I was at a staff equivalent elsewhere and went through an Apple interview loop in late 2025, declined the offer but did get one. Sharing because staff-level Apple comp data is basically invisible online.
The offer: Principal Engineer, silicon org. Bay Area. Base: $265k RSU: $1.8M over 4 years. I know that sounds high. It is high. Silicon at Apple is very well compensated because of the APC / M-series work and they're competing hard for chip-level talent. Bonus: 15% target Sign-on: $50k (plus an additional $40k to cover unvested equity I was leaving) Estimated year-1 TC: ~$590k. Steady state TC without bonus around $520k.
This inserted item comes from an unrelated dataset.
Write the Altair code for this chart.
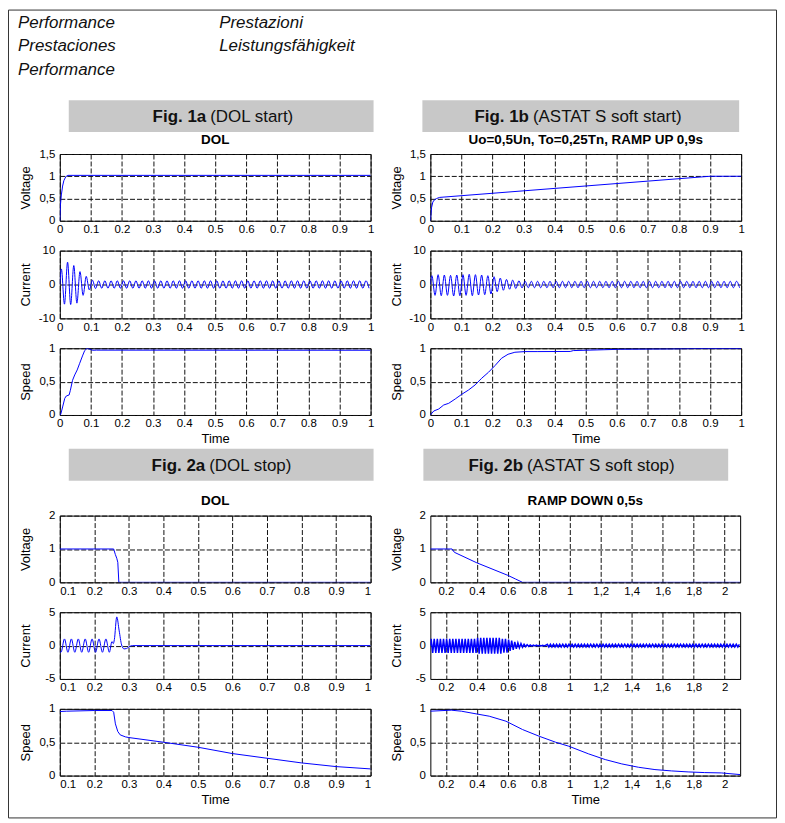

I declined, not because the comp was bad (it wasn't), but because of culture reasons I can get into separately.
What I learned about the equity structure at this level:
Refresh grants become significant. At senior/staff levels the annual refresh can add $300k-$500k+ to a 4-year grant. But it's discretionary and tied to performance ratings. If you're rated in the top bucket consistently, the refreshes compound well. If you have a bad year, you feel it.
The RSU is all Apple stock, concentrated. For folks with long tenures at Apple this can be a substantial concentration risk. Not a reason to decline but factor it into how you think about the overall deal.
Negotiation at this level: I had a competing offer (different big tech co). Apple matched the sign-on fully and moved the RSU grant about 10% from initial. They said base was firm; I didn't push hard because I wasn't fully committed to taking it.
If you're at a senior or staff equivalent and interviewing at Apple, the silicon org should be on your list specifically if you have any relevant hardware-adjacent experience.